We participated in school extra-curricular activities. There were the foreign language clubs, student government activities, school newspapers, yearbook, dramatics, and athletics. There was no participation in glee club. Lou, though, apparently did have some musical ability. He played drums in a 4-piece jazz orchestra, for which he got paid.

The boys also attended cheder, a religious school for training in the bible and in Hebrew and Yiddish, in the afternoon for two hours after public school. At this school the boys would learn to read Hebrew and to read and write in Yiddish, and they received instruction for their bar mitzvah, confirmation ceremony, at age 13. Since we were Orthodox, only the boys had a bar mitzvah or a need to go to cheder. There were some formal schools where the boys went to cheder, such as the Talmud Torah on Baden St, or boys could study in small groups with a rabbi. Shortly after bar mitzvah each of the boys stopped going to cheder.

Working while going to school was not encouraged by Mom or Pop, but it wasn't discouraged either. Some of the children worked early and often. Lou, for example, worked at the public market in the mornings before school. He and Mitch had many part time jobs while in school. It was easier for boys to get jobs than girls, but there were jobs available clerking. Boys could deliver newspapers (Bucky did). Summer jobs were available in some factories. Lou also had a job for four years at Projection Optics Co. working afternoons. He was the only office employee. The company had about six employees and made projection lenses for motion picture theaters.

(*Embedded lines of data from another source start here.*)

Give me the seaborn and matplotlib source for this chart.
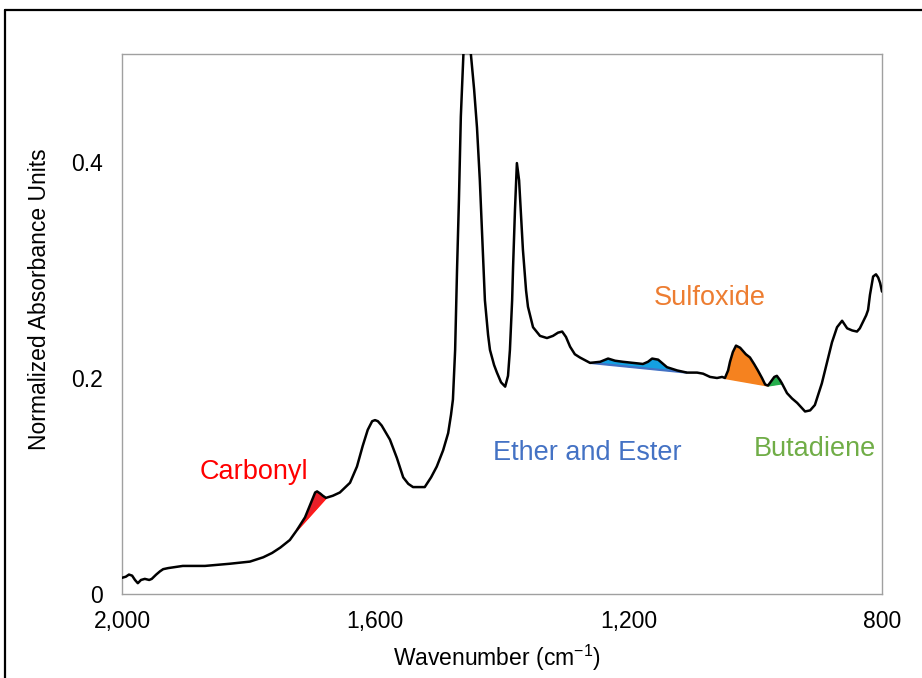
import numpy as np
import matplotlib
matplotlib.use("Agg")
import matplotlib.pyplot as plt
from matplotlib.lines import Line2D
import seaborn as sns

# FTIR spectrum (wavenumber in cm-1, normalized absorbance)
wavenumber = [
    2000, 1994, 1989, 1984, 1979.5, 1975, 1970, 1964, 1957, 1953, 1946, 1940, 1935, 1927,
    1916, 1904, 1885, 1869, 1850, 1830, 1814, 1798, 1777, 1763, 1750, 1735, 1724, 1711,
    1702, 1695, 1692, 1687, 1683, 1678, 1667, 1656, 1640, 1629, 1620, 1612, 1605, 1600.5,
    1596, 1590, 1577, 1566, 1556, 1548, 1540.5, 1529.5, 1522, 1512, 1503, 1493, 1485,
    1480.5, 1477.5, 1474, 1471, 1468, 1465, 1460, 1457, 1452, 1449, 1444, 1439.5, 1435,
    1431.5, 1427, 1422, 1419, 1412.5, 1408, 1401.5, 1395, 1390.5, 1387.5, 1384, 1382.5,
    1379.5, 1376.5, 1373, 1370, 1367, 1362, 1359, 1351, 1340, 1329, 1319.5, 1311.5, 1305,
    1299, 1292.5, 1285, 1277, 1261, 1245, 1232.5, 1221.5, 1209, 1193, 1177.5, 1169.5, 1163,
    1153.5, 1147.5, 1139.5, 1123.5, 1108, 1092, 1082.5, 1071.5, 1060.5, 1052.5, 1048, 1043,
    1040, 1035.5, 1030.5, 1024, 1021, 1015, 1008.5, 1002, 996, 989.5, 984.5, 980, 975, 970,
    966, 961, 958, 950, 942, 934, 921.5, 913.5, 906, 901, 895, 890, 885, 879, 871, 863, 855,
    847, 839.5, 835, 830, 825, 822, 819, 814, 809.5, 806, 803, 800,
]
absorbance = [
    0.015, 0.016, 0.018, 0.017, 0.013, 0.010, 0.013, 0.014, 0.013, 0.014, 0.018, 0.021, 0.023, 0.024,
    0.025, 0.026, 0.026, 0.026, 0.027, 0.028, 0.029, 0.030, 0.034, 0.038, 0.043, 0.050, 0.059, 0.071,
    0.084, 0.094, 0.095, 0.093, 0.091, 0.089, 0.091, 0.094, 0.103, 0.118, 0.137, 0.152, 0.160, 0.161,
    0.160, 0.156, 0.143, 0.126, 0.108, 0.102, 0.099, 0.099, 0.099, 0.108, 0.118, 0.133, 0.149,
    0.166, 0.180, 0.226, 0.300, 0.365, 0.442, 0.513, 0.531, 0.513, 0.499, 0.467, 0.432, 0.383,
    0.334, 0.272, 0.240, 0.226, 0.212, 0.205, 0.196, 0.192, 0.202, 0.226, 0.272, 0.303,
    0.356, 0.399, 0.383, 0.351, 0.319, 0.281, 0.266, 0.247, 0.239, 0.237, 0.239, 0.242, 0.243,
    0.238, 0.229, 0.222, 0.219, 0.214, 0.215, 0.218, 0.216, 0.215, 0.214, 0.213, 0.215, 0.218,
    0.217, 0.214, 0.210, 0.207, 0.205, 0.205, 0.204, 0.201, 0.200, 0.201, 0.200, 0.207,
    0.215, 0.224, 0.230, 0.228, 0.226, 0.222, 0.219, 0.213, 0.207, 0.200, 0.194, 0.193, 0.197, 0.201,
    0.202, 0.198, 0.195, 0.186, 0.181, 0.177, 0.169, 0.170, 0.175, 0.184, 0.195, 0.207, 0.219, 0.233, 0.247, 0.253, 0.246,
    0.244, 0.243, 0.246, 0.252, 0.258, 0.263, 0.277, 0.294, 0.296, 0.293, 0.288, 0.280,
]

# Functional-group bands integrated against a linear baseline
band_names = ["Carbonyl", "Ether and Ester", "Sulfoxide", "Butadiene"]
band_start = [1724, 1261, 1048, 980]
band_end = [1678, 1108, 980, 958]
fill_colors = ["#E8202A", "#14A0E2", "#F5821F", "#26AE4C"]
edge_colors = ["#FF1A1A", "#4472C4", "#F5821F", "#26AE4C"]
label_colors = ["#FF0000", "#4472C4", "#ED7D31", "#70AD47"]

x_ticks = [2000, 1600, 1200, 800]
x_tick_labels = ["2,000", "1,600", "1,200", "800"]
y_ticks = [0, 0.2, 0.4]
y_tick_labels = ["0", "0.2", "0.4"]

sns.set_theme(style="white")
plt.rcParams["font.family"] = ["Liberation Sans", "DejaVu Sans"]
plt.rcParams["mathtext.fontset"] = "custom"
plt.rcParams["mathtext.rm"] = "Liberation Sans"
plt.rcParams["mathtext.it"] = "Liberation Sans:italic"
plt.rcParams["mathtext.bf"] = "Liberation Sans:bold"

W, H = 922, 678
fig = plt.figure(figsize=(W / 100, H / 100), dpi=100)
ax = fig.add_axes([122 / W, 1 - 594 / H, 760 / W, 540 / H])

wn = np.asarray(wavenumber, dtype=float)
ab = np.asarray(absorbance, dtype=float)
order = np.argsort(wn)
wn_asc, ab_asc = wn[order], ab[order]

# shaded band areas above the straight baseline
for start, end, fc, ec in zip(band_start, band_end, fill_colors, edge_colors):
    grid = np.linspace(end, start, 300)
    curve = np.interp(grid, wn_asc, ab_asc)
    y0, y1 = np.interp([end, start], wn_asc, ab_asc)
    base = y0 + (y1 - y0) * (grid - end) / (start - end)
    ax.fill_between(grid, base, curve, where=curve >= base, color=fc,
                    linewidth=0, zorder=2, interpolate=True)
    ax.plot(grid, base, color=ec, lw=1.6, zorder=2.5, solid_capstyle="butt")

sns.lineplot(x=wn, y=ab, sort=False, color="black", linewidth=1.8,
             ax=ax, zorder=3)

ax.set_xlim(2000, 800)
ax.set_ylim(0, 0.5)
ax.set_xticks(x_ticks)
ax.set_xticklabels(x_tick_labels)
ax.set_yticks(y_ticks)
ax.set_yticklabels(y_tick_labels)
ax.tick_params(axis="both", direction="out", length=4.5, width=0.9,
               color="#A0A0A0", labelsize=16.5, labelcolor="black")
ax.tick_params(axis="x", pad=7)
ax.tick_params(axis="y", pad=9)
for sp in ax.spines.values():
    sp.set_color("#A0A0A0")
    sp.set_linewidth(1.0)

ax.set_xlabel(r"Wavenumber (cm$^{-1}$)", fontsize=16.5, color="black")
ax.set_ylabel("Normalized Absorbance Units", fontsize=16.5, color="black")
ax.xaxis.set_label_coords(0.493, -0.09)
ax.yaxis.set_label_coords(-0.094, 0.546)

# band annotations
label_pos = {"Carbonyl": (1792, 0.113), "Ether and Ester": (1266, 0.131),
             "Sulfoxide": (1072, 0.274), "Butadiene": (906, 0.134)}
for name, col in zip(band_names, label_colors):
    x, y = label_pos[name]
    ax.text(x, y, name, color=col, fontsize=19.5, ha="center", va="center", zorder=4)

# outer frame
fig.add_artist(Line2D([5 / W, 5 / W], [0, 1 - 10 / H], transform=fig.transFigure,
                      color="black", lw=1.6))
fig.add_artist(Line2D([5 / W, 1], [1 - 10 / H, 1 - 10 / H], transform=fig.transFigure,
                      color="black", lw=1.6))

fig.savefig("out.png", dpi=100)
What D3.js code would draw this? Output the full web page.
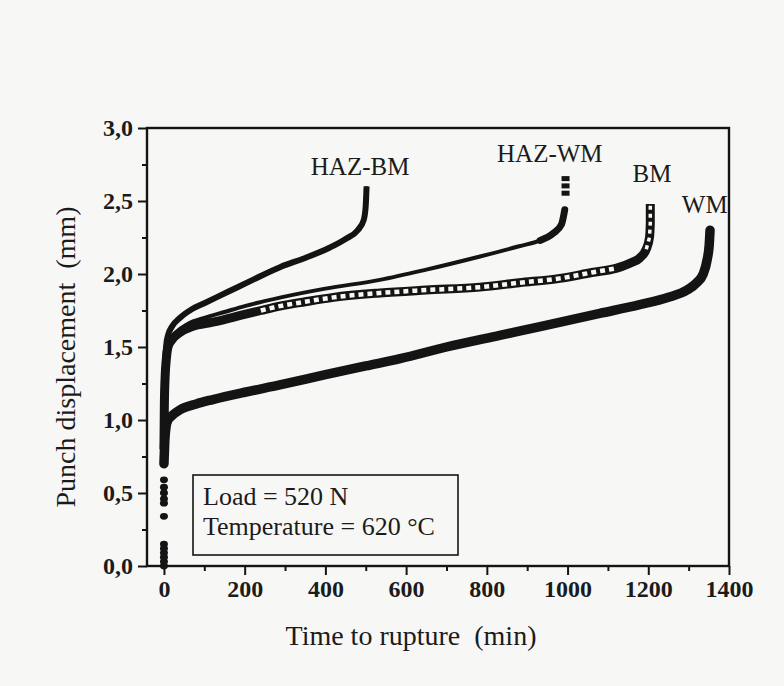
<!DOCTYPE html>
<html><head><meta charset="utf-8">
<script src="https://cdn.jsdelivr.net/npm/d3@7"></script>
<style>
html,body{margin:0;padding:0;background:#f7f7f5;}
svg{display:block;}
text{font-family:"Liberation Serif","Times New Roman",serif;fill:#1b1b1b;}
</style></head>
<body>
<svg id="chart" width="784" height="686"></svg>
<script>
// ---- data (time in min, punch displacement in mm) ----
const hazBmT = [0,1,3,6,10,20,40,70,100,160,220,290,350,410,450,480,495,500,502];
const hazBmV = [0.7,1.1,1.4,1.52,1.58,1.64,1.7,1.76,1.8,1.88,1.96,2.05,2.11,2.18,2.24,2.3,2.37,2.47,2.6];

const hazWmT = [0,2,5,10,30,60,100,150,200,290,400,535,650,783,880,932,965,985,993];
const hazWmV = [0.9,1.3,1.45,1.52,1.6,1.66,1.7,1.74,1.78,1.84,1.9,1.96,2.03,2.12,2.19,2.23,2.28,2.34,2.44];
const hazWmTopT = [995,995,995];
const hazWmTopV = [2.55,2.6,2.65];

const bmT = [0,1,3,6,10,20,40,70,121,180,240,287,350,420,535,650,783,880,981,1060,1122,1160,1179,1195,1203,1205,1205];
const bmV = [0.8,1.1,1.3,1.42,1.5,1.55,1.6,1.64,1.67,1.71,1.75,1.78,1.81,1.84,1.87,1.89,1.91,1.94,1.97,2.01,2.04,2.08,2.11,2.17,2.25,2.35,2.48];

const wmT = [0,2,5,10,20,40,80,121,200,287,400,500,585,700,832,932,1080,1179,1250,1296,1320,1336,1346,1351,1353];
const wmV = [0.7,0.85,0.95,1.0,1.03,1.07,1.11,1.14,1.19,1.24,1.31,1.37,1.42,1.5,1.58,1.64,1.73,1.79,1.84,1.89,1.94,2.0,2.1,2.2,2.3];

const startT = [0,0,0,0,0,0,0,0,0,0,0,0];
const startV = [0.0,0.03,0.06,0.09,0.12,0.15,0.34,0.43,0.46,0.5,0.54,0.59];

const xTicks = [0,200,400,600,800,1000,1200,1400];
const xMinor = [100,300,500,700,900,1100,1300];
const yTicks = [0,0.5,1.0,1.5,2.0,2.5,3.0];
const yMinor = [0.25,0.75,1.25,1.75,2.25,2.75];

const curveNames = ["HAZ-BM","HAZ-WM","BM","WM"];
const labelT = [486,956,1209,1340];   // label centre, in data units
const labelV = [2.68,2.77,2.63,2.42]; // label baseline, in data units
const infoLines = ["Load = 520 N","Temperature = 620 °C"];

// ---- drawing ----
const svg = d3.select("#chart");
const ink = "#141414";
const bg = "#f7f7f5";
const x = d3.scaleLinear().domain([-42,1400]).range([147,729]);
const y = d3.scaleLinear().domain([0,3]).range([566,128]);
const zip = (a,b)=>a.map((t,i)=>[t,b[i]]);
const line = d3.line().x(d=>x(d[0])).y(d=>y(d[1])).curve(d3.curveMonotoneX);
const lineL = d3.line().x(d=>x(d[0])).y(d=>y(d[1])).curve(d3.curveLinear);

// frame
svg.append("rect").attr("x",x(-42)).attr("y",y(3)).attr("width",x(1400)-x(-42)).attr("height",y(0)-y(3))
  .attr("fill","none").attr("stroke",ink).attr("stroke-width",2.4);

// x axis
svg.append("g").attr("transform",`translate(0,${y(0)})`)
  .call(d3.axisBottom(x).tickValues(xTicks).tickSize(9).tickPadding(5).tickFormat(d3.format("d")));
svg.append("g").attr("transform",`translate(0,${y(0)})`)
  .call(d3.axisBottom(x).tickValues(xMinor).tickSize(5).tickFormat(""));
// y axis
const fmtY = v=>d3.format(".1f")(v).replace(".",",");
svg.append("g").attr("transform",`translate(${x(-42)},0)`)
  .call(d3.axisLeft(y).tickValues(yTicks).tickSize(9).tickPadding(5).tickFormat(fmtY));
svg.append("g").attr("transform",`translate(${x(-42)},0)`)
  .call(d3.axisLeft(y).tickValues(yMinor).tickSize(5).tickFormat(""));
svg.selectAll(".domain").remove();
svg.selectAll(".tick line").attr("stroke",ink).attr("stroke-width",2);
svg.selectAll(".tick text").style("font-family",'"Liberation Serif",serif').style("font-size","24px")
  .style("font-weight","bold").attr("fill",ink);

// axis titles
svg.append("text").attr("x",411).attr("y",645).attr("text-anchor","middle")
  .style("font-size","28px").style("white-space","pre").text("Time to rupture  (min)");
svg.append("text").attr("transform","translate(75,357) rotate(-90)").attr("text-anchor","middle")
  .style("font-size","28px").style("white-space","pre").text("Punch displacement  (mm)");

// start scatter near t=0
svg.append("g").selectAll("ellipse").data(zip(startT,startV)).join("ellipse")
  .attr("cx",d=>x(d[0])).attr("cy",d=>y(d[1])).attr("rx",4).attr("ry",3.4).attr("fill",ink);

// WM
svg.append("path").datum(zip(wmT,wmV)).attr("d",line).attr("fill","none")
  .attr("stroke",ink).attr("stroke-width",9.5).attr("stroke-linecap","round");
// HAZ-WM
svg.append("path").datum(zip(hazWmT,hazWmV)).attr("d",line).attr("fill","none")
  .attr("stroke",ink).attr("stroke-width",4).attr("stroke-linecap","round");
svg.append("path").datum(zip(hazWmT,hazWmV).filter(d=>d[0]>=930)).attr("d",line).attr("fill","none")
  .attr("stroke",ink).attr("stroke-width",7).attr("stroke-linecap","round");
svg.append("g").selectAll("rect").data(zip(hazWmTopT,hazWmTopV)).join("rect")
  .attr("x",d=>x(d[0])-4).attr("y",d=>y(d[1])-3).attr("width",8).attr("height",5).attr("fill",ink);
// BM (open squares look: black band with white windows)
const bmData = zip(bmT,bmV);
svg.append("path").datum(bmData).attr("d",line).attr("fill","none")
  .attr("stroke",ink).attr("stroke-width",9);
svg.append("path").datum(bmData.filter(d=>d[0]>=240 && d[0]<=1122)).attr("d",line).attr("fill","none")
  .attr("stroke",bg).attr("stroke-width",4.5).attr("stroke-dasharray","5 4");
svg.append("path").datum(bmData.filter(d=>d[0]>=1195)).attr("d",lineL).attr("fill","none")
  .attr("stroke",bg).attr("stroke-width",3.5).attr("stroke-dasharray","4 4");
// HAZ-BM
svg.append("path").datum(zip(hazBmT,hazBmV)).attr("d",line).attr("fill","none")
  .attr("stroke",ink).attr("stroke-width",6);
svg.append("path").datum(zip(hazBmT,hazBmV).filter(d=>d[0]>=495)).attr("d",lineL).attr("fill","none")
  .attr("stroke",ink).attr("stroke-width",3);

// curve labels
svg.append("g").selectAll("text").data(curveNames).join("text")
  .attr("x",(d,i)=>x(labelT[i])).attr("y",(d,i)=>y(labelV[i])).attr("text-anchor","middle")
  .style("font-size","25px").text(d=>d);

// info box
const box = svg.append("g");
box.append("rect").attr("x",193).attr("y",475).attr("width",265).attr("height",80)
  .attr("fill","none").attr("stroke",ink).attr("stroke-width",1.6);
box.selectAll("text").data(infoLines).join("text").attr("x",203).attr("y",(d,i)=>505+i*30)
  .style("font-size","26px").text(d=>d);
</script>
</body></html>
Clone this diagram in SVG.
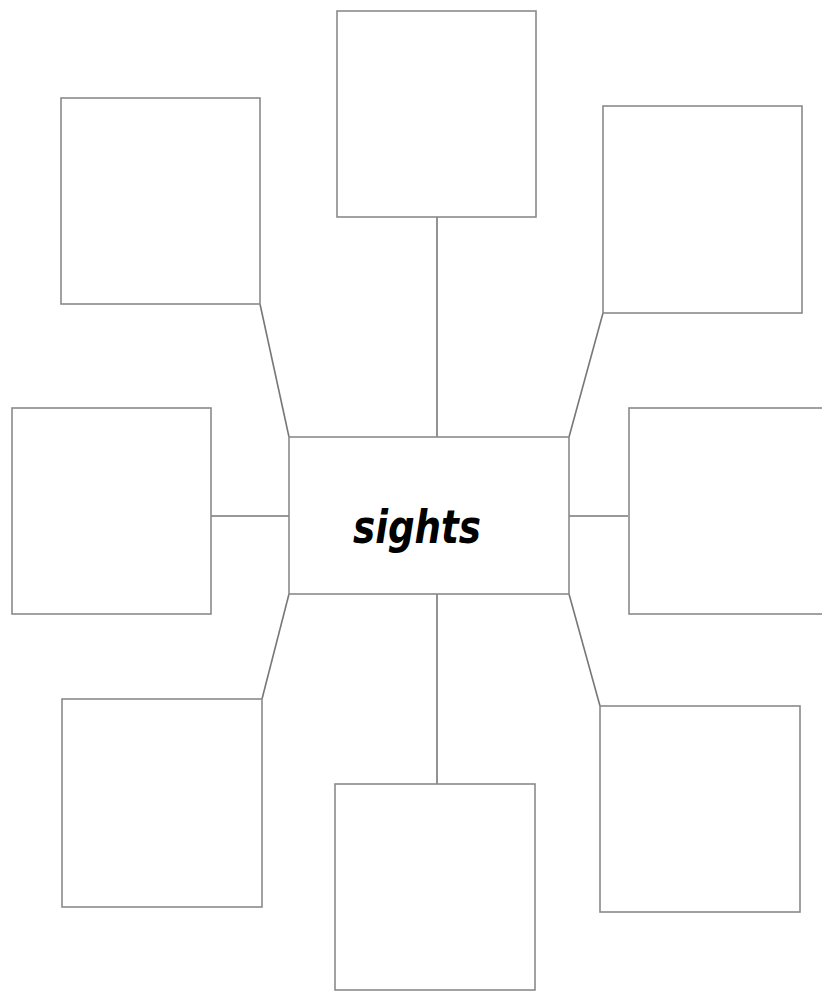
<svg xmlns="http://www.w3.org/2000/svg" width="822" height="991" viewBox="0 0 822 991">
<style>
.box{fill:#fff;stroke:#8a8a8a;stroke-width:1.6}
.ln{stroke:#777;stroke-width:1.6;fill:none}
.lbl{font-family:"DejaVu Sans",sans-serif;font-weight:bold;font-style:italic;font-size:46px;fill:#000}
</style>
<rect width="822" height="991" fill="#fff"/>
<g id="connectors">
<line class="ln" x1="437" y1="217" x2="437" y2="437"/>
<line class="ln" x1="260" y1="304" x2="289" y2="437"/>
<line class="ln" x1="603" y1="313" x2="569" y2="437"/>
<line class="ln" x1="211" y1="516" x2="289" y2="516"/>
<line class="ln" x1="569" y1="516" x2="628" y2="516"/>
<line class="ln" x1="289" y1="594" x2="262" y2="699"/>
<line class="ln" x1="437" y1="594" x2="437" y2="784"/>
<line class="ln" x1="569" y1="594" x2="600" y2="706"/>
</g>
<g id="center"><rect class="box" x="289" y="437" width="280" height="157"/><text class="lbl" x="417" y="543" text-anchor="middle" textLength="128" lengthAdjust="spacingAndGlyphs">sights</text></g>
<g id="top"><rect class="box" x="337" y="11" width="199" height="206"/></g>
<g id="top-left"><rect class="box" x="61" y="98" width="199" height="206"/></g>
<g id="top-right"><rect class="box" x="603" y="106" width="199" height="207"/></g>
<g id="left"><rect class="box" x="12" y="408" width="199" height="206"/></g>
<g id="right"><rect class="box" x="629" y="408" width="199" height="206"/></g>
<g id="bottom-left"><rect class="box" x="62" y="699" width="200" height="208"/></g>
<g id="bottom"><rect class="box" x="335" y="784" width="200" height="206"/></g>
<g id="bottom-right"><rect class="box" x="600" y="706" width="200" height="206"/></g>
</svg>
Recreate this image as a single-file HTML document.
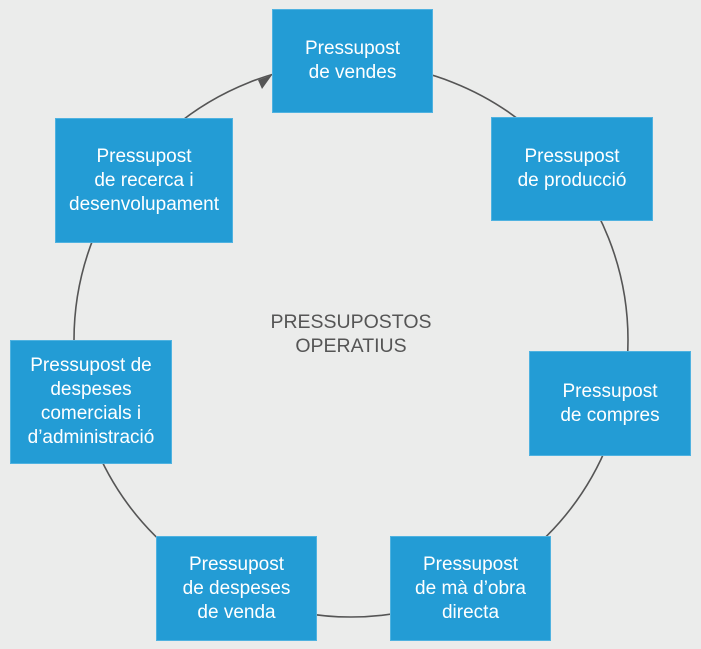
<!DOCTYPE html>
<html><head><meta charset="utf-8"><style>
body{margin:0;width:701px;height:649px;background:#ebeceb;position:relative;overflow:hidden;font-family:"Liberation Sans",sans-serif}
.b{position:absolute;background:#239cd5;border:1px solid #4fb2e0;box-sizing:border-box;color:#fff;font-size:19px;line-height:24px;text-align:center;display:flex;align-items:center;justify-content:center}
.c{position:absolute;left:200px;top:310px;width:302px;text-align:center;color:#555;font-size:19.5px;line-height:24px}
</style></head><body>
<svg width="701" height="649" style="position:absolute;left:0;top:0">
<circle cx="351" cy="340" r="277" fill="none" stroke="#555" stroke-width="1.6"/>
<path d="M258 80 L272 75 L262 89 Z" fill="#555"/>
</svg>
<div class="b" style="left:272px;top:9px;width:161px;height:104px">Pressupost<br>de vendes</div>
<div class="b" style="left:491px;top:117px;width:162px;height:104px">Pressupost<br>de producció</div>
<div class="b" style="left:529px;top:351px;width:162px;height:105px">Pressupost<br>de compres</div>
<div class="b" style="left:390px;top:536px;width:161px;height:105px">Pressupost<br>de mà d’obra<br>directa</div>
<div class="b" style="left:156px;top:536px;width:161px;height:105px">Pressupost<br>de despeses<br>de venda</div>
<div class="b" style="left:10px;top:340px;width:162px;height:124px">Pressupost de<br>despeses<br>comercials i<br>d’administració</div>
<div class="b" style="left:55px;top:118px;width:178px;height:125px">Pressupost<br>de recerca i<br>desenvolupament</div>
<div class="c">PRESSUPOSTOS<br>OPERATIUS</div>
</body></html>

We walked to grammar school (numbers 9 or 20) and to Washington Junior High School. These schools were about a mile and a half from home. East High and Franklin High (which opened in 1930) were still walking distance, but it would have been a long walk. (Franklin was two and a half miles from home.) We used public transportation to get to and from high school, and that gave us freedom with respect to how long we could stay at school after class. The buses and streetcars ran frequently. We could, if we wanted, stay in school late to attend club meetings or rehearsals or practices and catch a later bus or streetcar home.

A note about Franklin High: Pearl was in the first graduating class at the school; Mitch taught English there; Ethel graduated from there and then worked there for the guidance counselor; and Bucky graduated from there. There was a beautiful photo of the school taken just after a snow plow had cleared the sidewalk following a heavy snow storm. This photo was used in several Franklin yearbooks, and had been on school office walls. It was a very dramatic image. The photo was taken by Mitch. Among his many talents he was an excellent photographer.